Penangkapan tersebut merupakan upaya terbaru junta dalam menindaklanjuti pemberitaan di media yang tidak sesuai dengan aturan yang mereka berlakukan.
Dikutip dari CNA, wartawan yang ditangkap yaitu Sithu Aung Myint dari situs berita Frontier Myanmar sekaligus komentator di radio Voice of America.
Kemudian, Htet Htet Khine, seorang pekerja lepas yang bekerja untuk BBC Media Action.
Kedua wartawan tersebut ditangkap pada Minggu (15/8/2021), Myawaddy TV melaporkan.
Baca juga: AAPP Sebut Korban Tewas akibat Kudeta Myanmar Capai 1.000, Pihak Junta: Dilebih-lebihkan
Adapun Sithu Aung Myint didakwa karena dianggap telah melakukan penghasutan dan menyebarkan informasi palsu melalui unggahan di media sosial.
Menurut Myawaddy, unggahan Sithu Aung Myint mengandung kritik keras terhadap junta.

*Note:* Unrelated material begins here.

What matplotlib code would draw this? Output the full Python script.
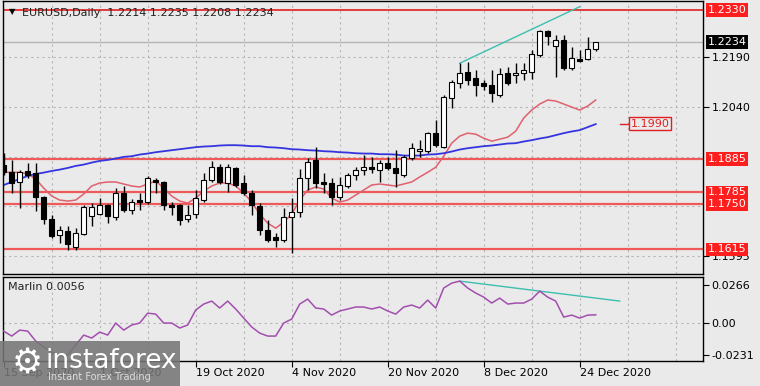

Unggahan Sithu Aung Myint juga tampak mendesak orang-orang untuk bergabung dalam gerakan demonstrasi dan mendukung gerakan oposisi junta.
Sementara Htet Htet Khine ditangkap atas tuduhan menyembunyikan Sithu Aung Myint, seorang buronan tersangka kriminal.
Selain itu Htet Htet Khine dituduh bekerja dan mendukung pemerintah bayangan Persatuan Nasional.
Baca juga: Pemerintah Militer Myanmar Tidak Punya Rencana Vaksinasi Etnis Rohingya
Reporters Without Borders (RSF) mengatakan Sithu Aung Myint dan Htet Htet Khine ditahan "tanpa komunikasi", untuk itu penahanan mereka tidak sah.
"Kami mengutuk keras kondisi penahanan mereka yang sewenang-wenang, yang mencerminkan kebrutalan yang dilakukan junta militer terhadap wartawan," kata Daniel Bastard, kepala RSF Asia-Pasifik.
Situasi di Myanmar masih penuh dengan ketidakstabilan dan penentangan terhadap junta, di mana lebih dari 1.000 orang telah tewas, menurut sebuah kelompok aktivis yang telah melacak pembunuhan oleh pasukan keamanan (AAPP).
Sebelumnya, junta telah mencabut izin dari banyak outlet berita.